Dean's Column: Bold Moves Toward a New Curriculum

Dean JossAbout once a decade, a business school takes a deep look at its curriculum and asks important questions about the knowledge and skills students need for the many years of management practice they have ahead. At my request, Professor Garth Saloner led a task force of 11 faculty, alumni, and staff members to review the MBA Program.

In May, our faculty overwhelmingly accepted a bold vision for the School. These new ideas do not tweak at the margins. To be sure, the fundamentals—finance, accounting, operations, marketing and strategy, organizational behavior, and economics—are still there. However, the plan capitalizes on the enormous advantages of the School’s small size and creates a highly personal program with significant faculty-student advising. Four key elements characterize the new educational model: a customized program; a deeper, more engaging intellectual experience; a more global curriculum; and expanded leadership and communication development.

First, the curriculum will be customized to each student. After a common program in the first quarter, students will face no required courses, but rather a set of distribution requirements that will give them broad general management knowledge. The suite of requirements will vary by pace, depth, and assumed knowledge in order to challenge every student regardless of experience. In some cases “flavors” of a given topic will be offered, so that students can tailor their curriculum to career goals. The initial common courses will raise fundamental questions of managerial relevance and will include these four: Teams and Organizational Behavior, Strategic Leadership, Managerial Finance, and The Global Context of Management.
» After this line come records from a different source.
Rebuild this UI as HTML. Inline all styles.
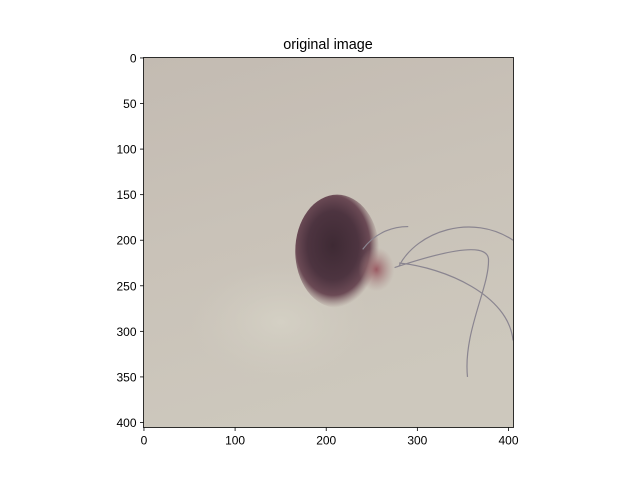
<!DOCTYPE html>
<html><head><meta charset="utf-8"><style>
body{margin:0;background:#fff;}
svg{display:block;font-family:"Liberation Sans","DejaVu Sans",sans-serif;}
</style></head><body>
<svg id="chart" width="640" height="480" viewBox="0 0 640 480">
<defs>
<linearGradient id="skin" x1="0" y1="0" x2="0.3" y2="1">
<stop offset="0" stop-color="#c3bbb2"/><stop offset="0.5" stop-color="#c9c2b8"/><stop offset="1" stop-color="#cdc8bd"/>
</linearGradient>
<radialGradient id="mole" cx="0.45" cy="0.45" r="0.55">
<stop offset="0" stop-color="#3e2a34"/><stop offset="0.55" stop-color="#4d3440"/><stop offset="0.8" stop-color="#6b4a55"/><stop offset="1" stop-color="#8a6e70" stop-opacity="0"/>
</radialGradient>
<radialGradient id="pink" cx="0.5" cy="0.5" r="0.5">
<stop offset="0" stop-color="#9a5a62"/><stop offset="1" stop-color="#a88a88" stop-opacity="0"/>
</radialGradient>
<radialGradient id="pale" cx="0.5" cy="0.5" r="0.5">
<stop offset="0" stop-color="#d4d0c4"/><stop offset="1" stop-color="#d0cbc0" stop-opacity="0"/>
</radialGradient>
<clipPath id="clip"><rect x="143.5" y="57.5" width="370" height="370"/></clipPath>
</defs>
<text x="328" y="49" font-size="14.4" text-anchor="middle">original image</text>
<g id="img" clip-path="url(#clip)"></g>
<rect x="143.5" y="57.5" width="370" height="370" fill="none" stroke="#000" stroke-width="0.8"/>
<g id="ticks"></g>
</svg>
<script>
const xTicks=[0,100,200,300,400];
const yTicks=[0,50,100,150,200,250,300,350,400];
const imgSize=[406,406];
const moleCenter=[212,212];
const moleRadius=[46,62];
const ns="http://www.w3.org/2000/svg";
const X0=143.5,Y0=57.5,W=370,H=370;
const sx=v=>X0+(v+0.5)*W/imgSize[0];
const sy=v=>Y0+(v+0.5)*H/imgSize[1];
const img=document.getElementById('img');
const tk=document.getElementById('ticks');
function mk(t,a,p){const e=document.createElementNS(ns,t);for(const k in a)e.setAttribute(k,a[k]);p.appendChild(e);return e;}
let r=mk('rect',{x:X0,y:Y0,width:W,height:H,fill:'url(#skin)'},img);


let p=mk('ellipse',{cx:sx(150),cy:sy(290),rx:90,ry:60,fill:'url(#pale)'},img);


let m=mk('ellipse',{cx:sx(moleCenter[0]),cy:sy(moleCenter[1]),rx:moleRadius[0]*W/imgSize[0],ry:moleRadius[1]*H/imgSize[1],fill:'url(#mole)'},img);


let pk=mk('ellipse',{cx:sx(255),cy:sy(232),rx:18,ry:22,fill:'url(#pink)'},img);


let h=mk('path',{d:`M${sx(280)} ${sy(228)} C ${sx(300)} ${sy(190)}, ${sx(360)} ${sy(170)}, ${sx(405)} ${sy(200)} M${sx(275)} ${sy(230)} C ${sx(320)} ${sy(215)}, ${sx(375)} ${sy(200)}, ${sx(378)} ${sy(220)} C ${sx(380)} ${sy(250)}, ${sx(350)} ${sy(300)}, ${sx(355)} ${sy(350)} M${sx(280)} ${sy(225)} C ${sx(330)} ${sy(230)}, ${sx(400)} ${sy(260)}, ${sx(405)} ${sy(310)} M${sx(240)} ${sy(210)} C ${sx(255)} ${sy(190)}, ${sx(275)} ${sy(185)}, ${sx(290)} ${sy(185)}`,fill:'none',stroke:'#8a8590',"stroke-width":1.2},img);


xTicks.forEach(v=>{const x=sx(v);
 let l=mk('line',{x1:x,x2:x,y1:Y0+H,y2:Y0+H+3.5,stroke:'#000','stroke-width':0.8},tk);
 
 
 let t=mk('text',{x:x,y:Y0+H+17,'font-size':12,'text-anchor':'middle'},tk);t.textContent=v;
 
 
});
yTicks.forEach(v=>{const y=sy(v);
 let l=mk('line',{x1:X0-3.5,x2:X0,y1:y,y2:y,stroke:'#000','stroke-width':0.8},tk);
 
 
 let t=mk('text',{x:X0-7,y:y+4.5,'font-size':12,'text-anchor':'end'},tk);t.textContent=v;
 
 
});
</script>
</body></html>
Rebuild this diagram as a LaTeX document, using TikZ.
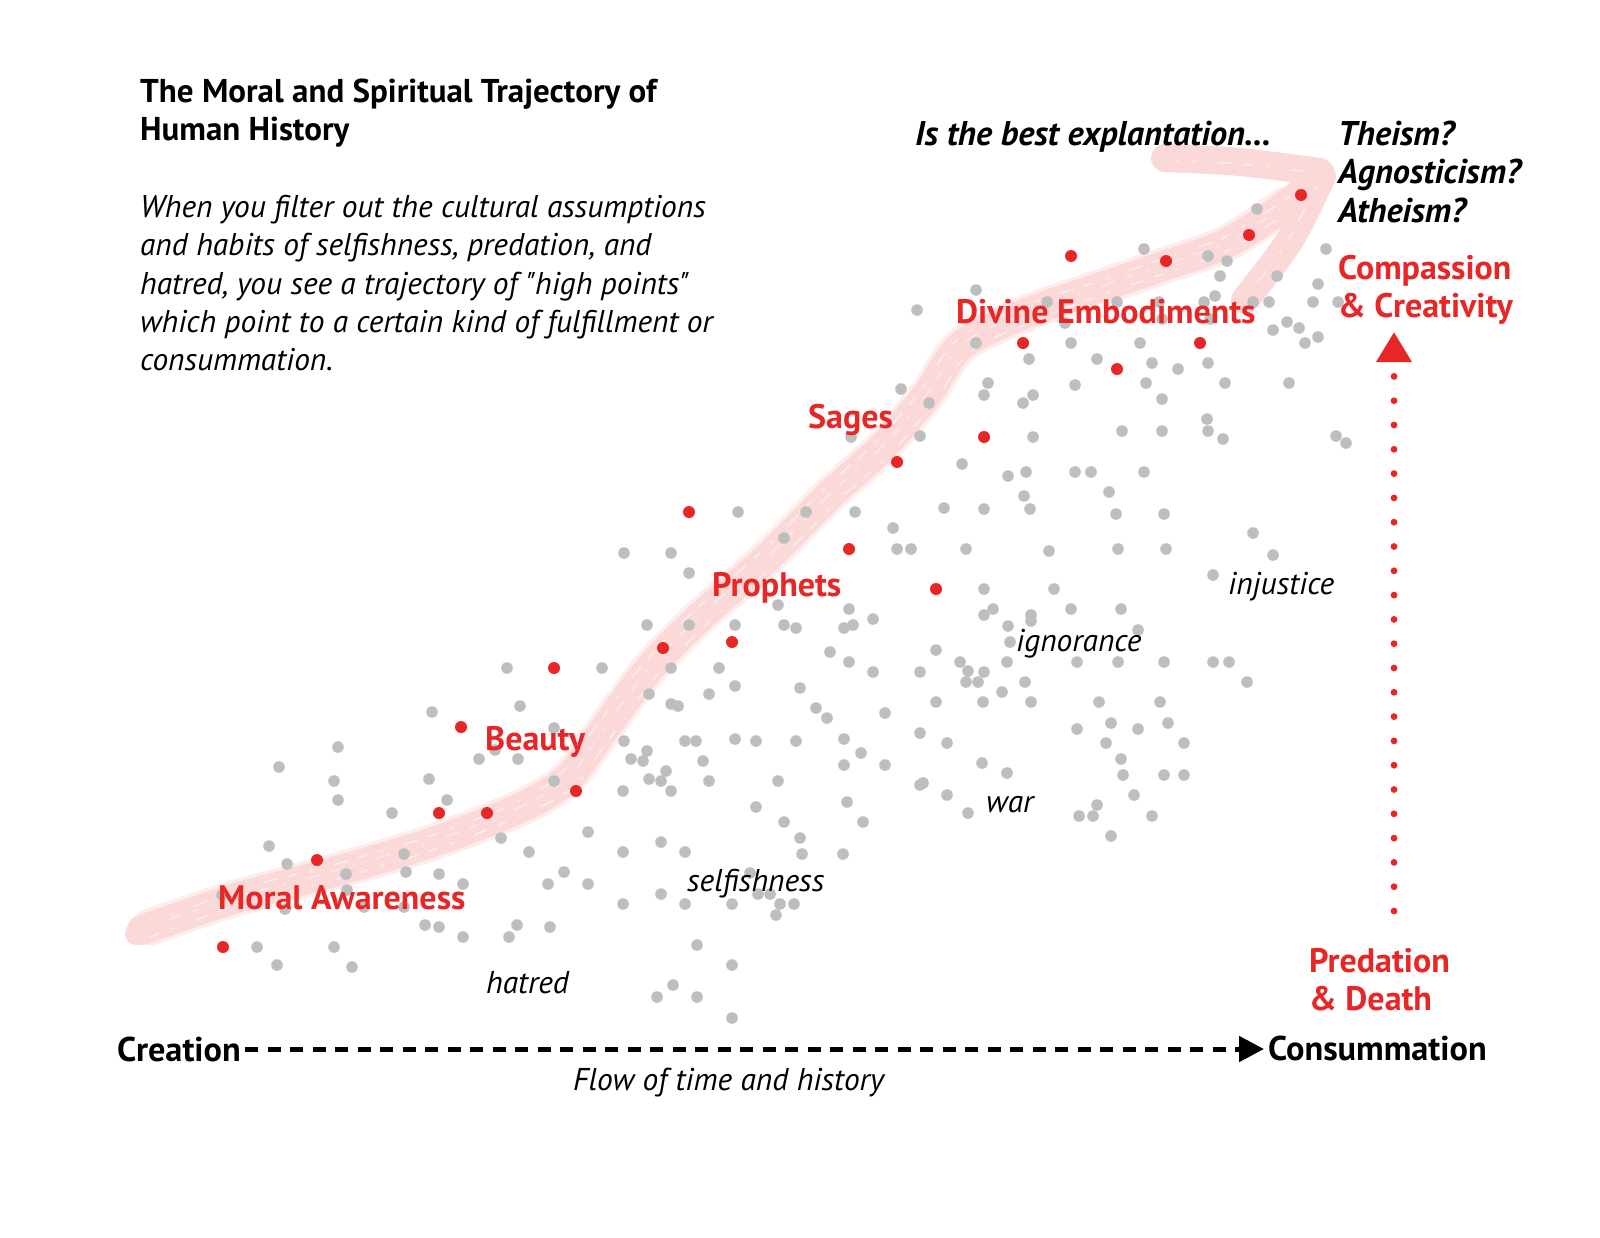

Each student also will form an advising relationship with a faculty member. Aided by placement exams, the student and advisor will craft an individual study plan. Students come to the MBA Program with extremely diverse academic and work experience and varying career goals. The new program will channel students into courses that will challenge and prepare them, regardless of their background.

Second, the new curriculum will foster a much deeper intellectual exploration of both broad and narrow subjects. This will begin in a fifth course, tentatively titled Critical Analytical Thinking, that will be offered in the first quarter. In seminars of fewer than 20 people, students will examine issues that transcend any single function or discipline, such as: What responsibilities does a corporation have to society? When do markets perform well, and when do they perform poorly? When does it make sense to exercise discretion; when should relatively rigid rules govern behavior? Students will be taught to think and argue about such issues clearly, concisely, and analytically, setting the tone for the rest of the program.

We will press students to think across disciplines and functions. And improved placement will engage students more effectively. A second-year fall schedule will feature intensive one-week seminars, in which students will delve into specific subjects. The School also plans to add to its Bass Seminars, funded in part by a recent $30 million gift from Robert M. Bass, MBA ’74. The seminars, as small as 10 people, move students beyond passive learning and into topics of their own choosing. Guided by supervising faculty, the students are largely responsible for creating the content of their courses.

Third, the plan calls for enhancements to the global management curriculum. This begins with the first-quarter course, The Global Context of Management. The school will continue to globalize its cases and courses, and a global experience, such as an international internship, an overseas service-learning trip, or a student exchange, will be required of students during their two years at the School.

Finally, the new curriculum includes expanded leadership and communication development. The Strategic Leadership course will integrate leadership development, strategy, and implementation. Critical Analytical Thinking will hone students’ written and oral communication skills. In a new capstone seminar near the end of the two years, students will synthesize what they have learned, examine strengths and weaknesses in their personal leadership style, and reflect on how they hope to achieve their goals as they embark on their careers.

Taking the MBA Program to this new level will require significant funding, a 5 to 10 percent increase in faculty, and ultimately, a new facility with flexible classrooms to accommodate more and smaller classes. Following the approval of a campus concept by the trustees in June, we are making plans for new buildings. Please join me in embracing this new vision, about which you will hear more in the fall.